Monday, July 11, 2016

Thoughts on Going Home

It's a rainy, cloudy morning in North Yorkshire, and I've been writing things on the calendar for the week ahead.  It's so strange when my eye travels downward to the end of the month, and I see times with extended family written down!  After almost two years living in North Yorkshire it is hard to believe we are coming home.  We are all getting geared up for our "Great American Summer," looking forward to thunderstorms and lightning, fireflies, flip-flops, and two years worth of Vitamin D in a single afternoon at the water park.
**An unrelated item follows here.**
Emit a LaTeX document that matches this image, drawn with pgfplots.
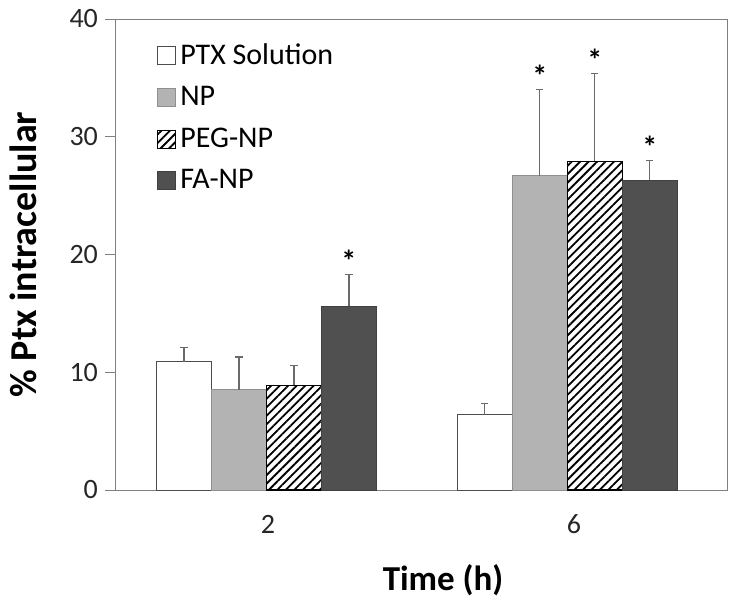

We're looking forward to our family, our church family, Chick-fil-A, the library, the River Walk, all the little things that made up life in Tuscaloosa.  Familiar playgrounds, friends, the constant sheen of sweat...maybe that last thing not so much, but then again, maybe we're looking forward to that in its own way.



Before we knew living in and loving two places would be a part of our life's story a friend who was already living this kind of life said to me, "Now, wherever I am, I'll always miss somewhere."  And with my head full of all the fun ahead for us in the next few weeks, last night I felt a little sadness about missing the long days here, where you can almost always wear a cardigan and the golden light lingers on the fields long past ten o'clock, and where 4,000-year-old standing stones are 100 yards from your doorstep.



Sometimes the always missing someplace, always missing family and knowing they're missing you, feels like a hard load to carry.  But it also comes with so many, many, many gifts.  Before we left Alabama and since I've been pulled back to these words of Jesus:  "And everyone who has left houses or brothers or sisters or father or mother or wife or children or fields for my sake will receive a hundred times as much and will inherit eternal life."  And all I can say after nearly two years of missing people and places and two years of receiving the rich gift of people and places on this side of the ocean, is that Jesus has proven so true.  


A few months ago I listened to an interview with Sally Lloyd-Jones, the children's book author who wrote The Jesus Storybook Bible loved by so many.  She, of course, is from England, living and writing in New York City so experiencing the living away from home and family in the opposite way we are. On the subject of missing things she said:

The point of what we're up to right now is not 
coziness and comfort and safety.  It's about...
we only have a limited time to do what God's given
us to do, and we have eternity not to miss out on anything.

So in all the different ways this might look for you and me, let's remember that eternity spent with Jesus is long and full of every good thing, including all the things we might be missing out on right now.  And the days we have to trust Him and do what's before us with faith are but a short window in time.

Now we're off to finish off the school year strong (It's still going!) and work on our packing lists.